### Stated exercise
Leave out any picture and return the remaining listing below exactly as given.

● ● ● ●

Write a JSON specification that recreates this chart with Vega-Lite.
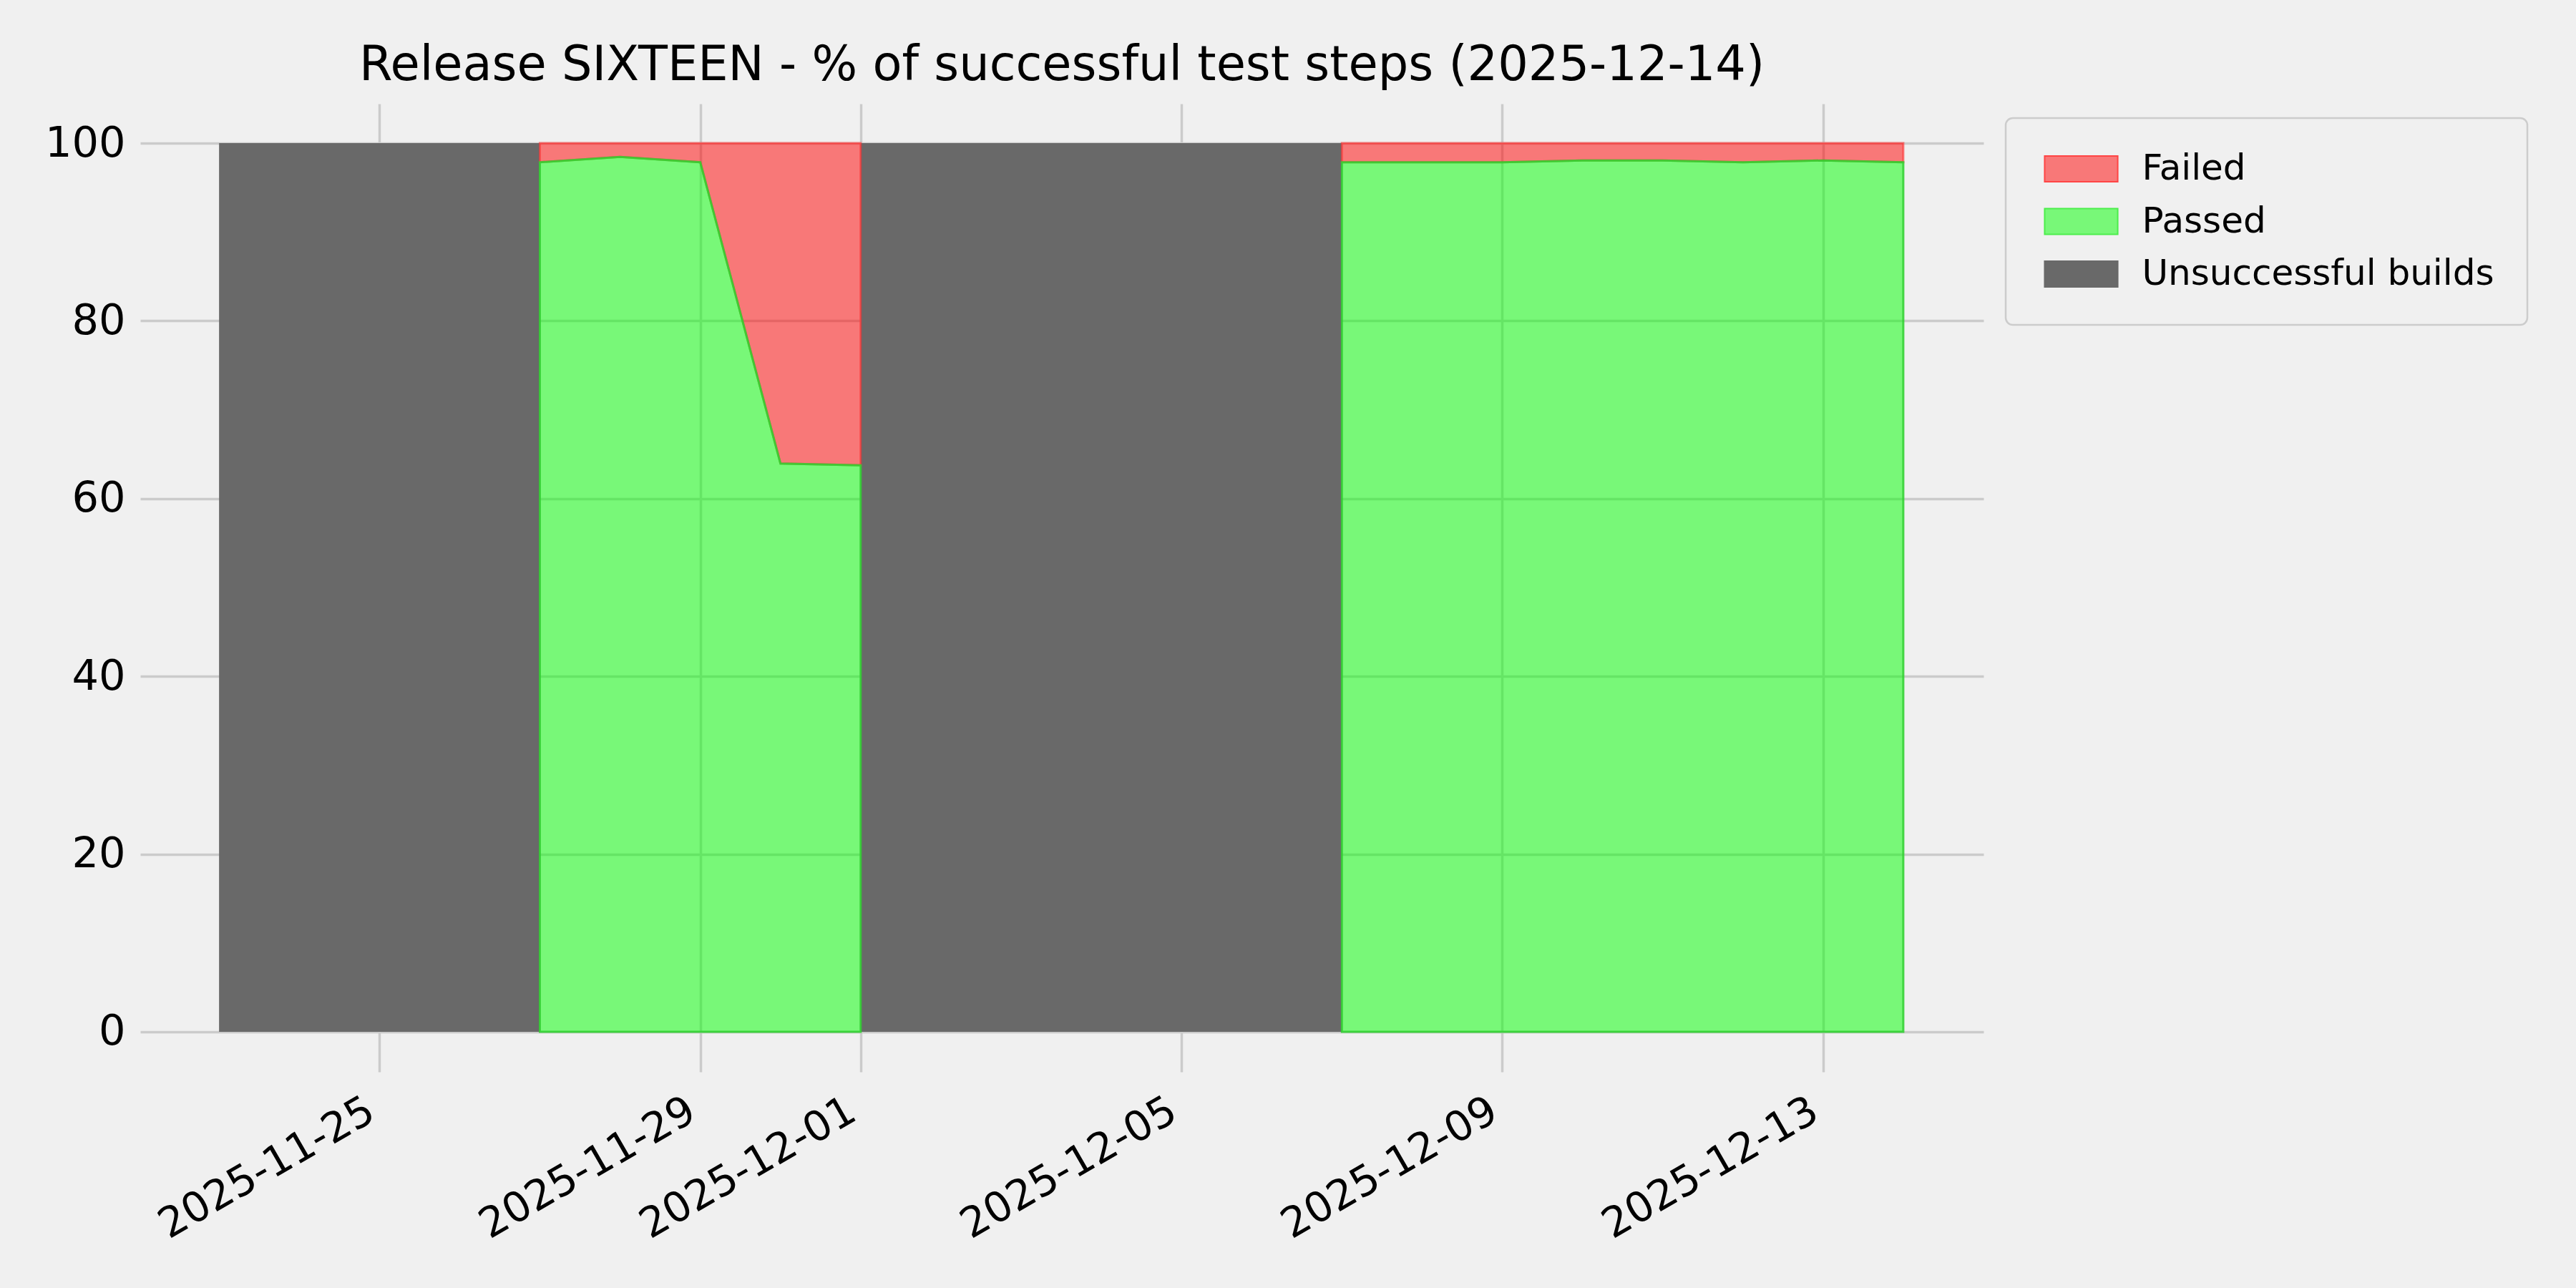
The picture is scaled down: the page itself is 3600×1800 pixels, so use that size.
{
  "$schema": "https://vega.github.io/schema/vega-lite/v6.json",
  "autosize": {"type": "none"},
  "width": 2576,
  "height": 1353,
  "padding": {"left": 196, "top": 145, "right": 828, "bottom": 302},
  "background": "#f0f0f0",
  "title": {
    "text": "Release SIXTEEN - % of successful test steps (2025-12-14)",
    "font": "DejaVu Sans",
    "fontSize": 67,
    "fontWeight": "normal",
    "color": "#000000",
    "anchor": "middle",
    "baseline": "alphabetic",
    "offset": 32,
    "dy": 66
  },
  "config": {
    "view": {"stroke": null},
    "font": "DejaVu Sans"
  },
  "datasets": {
    "tests": [
      {"date": "2025-11-27", "run": "A", "passed": 97.85},
      {"date": "2025-11-28", "run": "A", "passed": 98.45},
      {"date": "2025-11-29", "run": "A", "passed": 97.85},
      {"date": "2025-11-30", "run": "A", "passed": 63.95},
      {"date": "2025-12-01", "run": "A", "passed": 63.75},
      {"date": "2025-12-07", "run": "B", "passed": 97.85},
      {"date": "2025-12-08", "run": "B", "passed": 97.85},
      {"date": "2025-12-09", "run": "B", "passed": 97.85},
      {"date": "2025-12-10", "run": "B", "passed": 98.05},
      {"date": "2025-12-11", "run": "B", "passed": 98.05},
      {"date": "2025-12-12", "run": "B", "passed": 97.85},
      {"date": "2025-12-13", "run": "B", "passed": 98.05},
      {"date": "2025-12-14", "run": "B", "passed": 97.85}
    ],
    "builds": [
      {"start": "2025-11-23", "end": "2025-11-27", "status": "Unsuccessful builds", "pct": 100},
      {"start": "2025-12-01", "end": "2025-12-07", "status": "Unsuccessful builds", "pct": 100}
    ]
  },
  "encoding": {
    "x": {
      "field": "date",
      "type": "temporal",
      "title": null,
      "scale": {
        "type": "utc",
        "domain": [
          {"year": 2025, "month": 11, "date": 22, "hours": 0, "minutes": 25, "utc": true},
          {"year": 2025, "month": 12, "date": 15, "utc": true}
        ]
      },
      "axis": {
        "values": [
          {"year": 2025, "month": 11, "date": 25, "utc": true},
          {"year": 2025, "month": 11, "date": 29, "utc": true},
          {"year": 2025, "month": 12, "date": 1, "utc": true},
          {"year": 2025, "month": 12, "date": 5, "utc": true},
          {"year": 2025, "month": 12, "date": 9, "utc": true},
          {"year": 2025, "month": 12, "date": 13, "utc": true}
        ],
        "format": "%Y-%m-%d",
        "labelAngle": -30,
        "labelAlign": "right",
        "labelBaseline": "top",
        "labelOffset": -26,
        "labelPadding": 25,
        "labelFont": "DejaVu Sans",
        "labelFontSize": 58,
        "labelColor": "#000000",
        "labelLimit": 1000,
        "labelOverlap": false,
        "labelFlush": false,
        "ticks": false,
        "tickSize": 0,
        "domain": false,
        "grid": true,
        "gridColor": "#cbcbcb",
        "gridWidth": 3.5
      }
    }
  },
  "layer": [
    {
      "data": {"name": "builds"},
      "mark": {"type": "rect"},
      "encoding": {
        "x": {"field": "start", "type": "temporal"},
        "x2": {"field": "end"},
        "y": {
          "field": "pct",
          "type": "quantitative",
          "title": null,
          "scale": {"domain": [-4.51, 104.43], "nice": false, "zero": false},
          "axis": {
            "values": [0, 20, 40, 60, 80, 100],
            "labelFont": "DejaVu Sans",
            "labelFontSize": 59,
            "labelColor": "#000000",
            "labelPadding": 21,
            "labelLimit": 1000,
            "ticks": false,
            "tickSize": 0,
            "domain": false,
            "grid": true,
            "gridColor": "#cbcbcb",
            "gridWidth": 3.5
          }
        },
        "y2": {"datum": 0},
        "fill": {
          "field": "status",
          "type": "nominal",
          "scale": {
            "domain": ["Failed", "Passed", "Unsuccessful builds"],
            "range": ["#f87878", "#78f878", "#696969"]
          },
          "legend": {
            "title": null,
            "orient": "none",
            "legendX": 2607,
            "legendY": 20,
            "padding": 46,
            "rowPadding": 23.5,
            "fillColor": "#f0f0f0",
            "strokeColor": "#cccccc",
            "cornerRadius": 10,
            "labelFont": "DejaVu Sans",
            "labelFontSize": 50,
            "labelColor": "#000000",
            "labelLimit": 1000,
            "labelOffset": 60,
            "symbolType": "M-2.76,-0.97H2.76V0.97H-2.76Z",
            "symbolSize": 1369,
            "symbolStrokeWidth": 2,
            "symbolOffset": 34.5,
            "symbolOpacity": 1,
            "encoding": {
              "legend": {
                "strokeWidth": {"value": 2.5}
              },
              "symbols": {
                "stroke": {
                  "condition": [
                    {"test": "datum.value === 'Failed'", "value": "#ff4545"},
                    {"test": "datum.value === 'Passed'", "value": "#4cee4c"}
                  ],
                  "value": "#696969"
                },
                "opacity": {"value": 1}
              }
            }
          }
        }
      }
    },
    {
      "data": {"name": "tests"},
      "mark": {"type": "area", "fill": "#ff0000", "fillOpacity": 0.5, "stroke": "#ff3030", "strokeOpacity": 0.6, "strokeWidth": 3, "interpolate": "linear"},
      "encoding": {
        "y": {"field": "passed", "type": "quantitative", "stack": null},
        "y2": {"datum": 100},
        "detail": {"field": "run", "type": "nominal"}
      }
    },
    {
      "data": {"name": "tests"},
      "mark": {"type": "area", "fill": "#00ff00", "fillOpacity": 0.5, "stroke": "#30d030", "strokeOpacity": 0.85, "strokeWidth": 3, "interpolate": "linear"},
      "encoding": {
        "y": {"field": "passed", "type": "quantitative", "stack": null},
        "y2": {"datum": 0},
        "detail": {"field": "run", "type": "nominal"}
      }
    },
    {
      "mark": {"type": "rule", "color": "#000000", "strokeWidth": 8, "strokeDash": [31, 13]},
      "encoding": {
        "y": {"datum": 100}
      }
    }
  ]
}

● ● ● ●

### Output below
Write a JSON specification that recreates this chart with Vega-Lite.
The picture is scaled down: the page itself is 3600×1800 pixels, so use that size.
{
  "$schema": "https://vega.github.io/schema/vega-lite/v6.json",
  "autosize": {"type": "none"},
  "width": 2576,
  "height": 1353,
  "padding": {"left": 196, "top": 145, "right": 828, "bottom": 302},
  "background": "#f0f0f0",
  "title": {
    "text": "Release SIXTEEN - % of successful test steps (2025-12-14)",
    "font": "DejaVu Sans",
    "fontSize": 67,
    "fontWeight": "normal",
    "color": "#000000",
    "anchor": "middle",
    "baseline": "alphabetic",
    "offset": 32,
    "dy": 66
  },
  "config": {
    "view": {"stroke": null},
    "font": "DejaVu Sans"
  },
  "datasets": {
    "tests": [
      {"date": "2025-11-27", "run": "A", "passed": 97.85},
      {"date": "2025-11-28", "run": "A", "passed": 98.45},
      {"date": "2025-11-29", "run": "A", "passed": 97.85},
      {"date": "2025-11-30", "run": "A", "passed": 63.95},
      {"date": "2025-12-01", "run": "A", "passed": 63.75},
      {"date": "2025-12-07", "run": "B", "passed": 97.85},
      {"date": "2025-12-08", "run": "B", "passed": 97.85},
      {"date": "2025-12-09", "run": "B", "passed": 97.85},
      {"date": "2025-12-10", "run": "B", "passed": 98.05},
      {"date": "2025-12-11", "run": "B", "passed": 98.05},
      {"date": "2025-12-12", "run": "B", "passed": 97.85},
      {"date": "2025-12-13", "run": "B", "passed": 98.05},
      {"date": "2025-12-14", "run": "B", "passed": 97.85}
    ],
    "builds": [
      {"start": "2025-11-23", "end": "2025-11-27", "status": "Unsuccessful builds", "pct": 100},
      {"start": "2025-12-01", "end": "2025-12-07", "status": "Unsuccessful builds", "pct": 100}
    ]
  },
  "encoding": {
    "x": {
      "field": "date",
      "type": "temporal",
      "title": null,
      "scale": {
        "type": "utc",
        "domain": [
          {"year": 2025, "month": 11, "date": 22, "hours": 0, "minutes": 25, "utc": true},
          {"year": 2025, "month": 12, "date": 15, "utc": true}
        ]
      },
      "axis": {
        "values": [
          {"year": 2025, "month": 11, "date": 25, "utc": true},
          {"year": 2025, "month": 11, "date": 29, "utc": true},
          {"year": 2025, "month": 12, "date": 1, "utc": true},
          {"year": 2025, "month": 12, "date": 5, "utc": true},
          {"year": 2025, "month": 12, "date": 9, "utc": true},
          {"year": 2025, "month": 12, "date": 13, "utc": true}
        ],
        "format": "%Y-%m-%d",
        "labelAngle": -30,
        "labelAlign": "right",
        "labelBaseline": "top",
        "labelOffset": -26,
        "labelPadding": 25,
        "labelFont": "DejaVu Sans",
        "labelFontSize": 58,
        "labelColor": "#000000",
        "labelLimit": 1000,
        "labelOverlap": false,
        "labelFlush": false,
        "ticks": false,
        "tickSize": 0,
        "domain": false,
        "grid": true,
        "gridColor": "#cbcbcb",
        "gridWidth": 3.5
      }
    }
  },
  "layer": [
    {
      "data": {"name": "builds"},
      "mark": {"type": "rect"},
      "encoding": {
        "x": {"field": "start", "type": "temporal"},
        "x2": {"field": "end"},
        "y": {
          "field": "pct",
          "type": "quantitative",
          "title": null,
          "scale": {"domain": [-4.51, 104.43], "nice": false, "zero": false},
          "axis": {
            "values": [0, 20, 40, 60, 80, 100],
            "labelFont": "DejaVu Sans",
            "labelFontSize": 59,
            "labelColor": "#000000",
            "labelPadding": 21,
            "labelLimit": 1000,
            "ticks": false,
            "tickSize": 0,
            "domain": false,
            "grid": true,
            "gridColor": "#cbcbcb",
            "gridWidth": 3.5
          }
        },
        "y2": {"datum": 0},
        "fill": {
          "field": "status",
          "type": "nominal",
          "scale": {
            "domain": ["Failed", "Passed", "Unsuccessful builds"],
            "range": ["#f87878", "#78f878", "#696969"]
          },
          "legend": {
            "title": null,
            "orient": "none",
            "legendX": 2607,
            "legendY": 20,
            "padding": 46,
            "rowPadding": 23.5,
            "fillColor": "#f0f0f0",
            "strokeColor": "#cccccc",
            "cornerRadius": 10,
            "labelFont": "DejaVu Sans",
            "labelFontSize": 50,
            "labelColor": "#000000",
            "labelLimit": 1000,
            "labelOffset": 60,
            "symbolType": "M-2.76,-0.97H2.76V0.97H-2.76Z",
            "symbolSize": 1369,
            "symbolStrokeWidth": 2,
            "symbolOffset": 34.5,
            "symbolOpacity": 1,
            "encoding": {
              "legend": {
                "strokeWidth": {"value": 2.5}
              },
              "symbols": {
                "stroke": {
                  "condition": [
                    {"test": "datum.value === 'Failed'", "value": "#ff4545"},
                    {"test": "datum.value === 'Passed'", "value": "#4cee4c"}
                  ],
                  "value": "#696969"
                },
                "opacity": {"value": 1}
              }
            }
          }
        }
      }
    },
    {
      "data": {"name": "tests"},
      "mark": {"type": "area", "fill": "#ff0000", "fillOpacity": 0.5, "stroke": "#ff3030", "strokeOpacity": 0.6, "strokeWidth": 3, "interpolate": "linear"},
      "encoding": {
        "y": {"field": "passed", "type": "quantitative", "stack": null},
        "y2": {"datum": 100},
        "detail": {"field": "run", "type": "nominal"}
      }
    },
    {
      "data": {"name": "tests"},
      "mark": {"type": "area", "fill": "#00ff00", "fillOpacity": 0.5, "stroke": "#30d030", "strokeOpacity": 0.85, "strokeWidth": 3, "interpolate": "linear"},
      "encoding": {
        "y": {"field": "passed", "type": "quantitative", "stack": null},
        "y2": {"datum": 0},
        "detail": {"field": "run", "type": "nominal"}
      }
    },
    {
      "mark": {"type": "rule", "color": "#000000", "strokeWidth": 8, "strokeDash": [31, 13]},
      "encoding": {
        "y": {"datum": 100}
      }
    }
  ]
}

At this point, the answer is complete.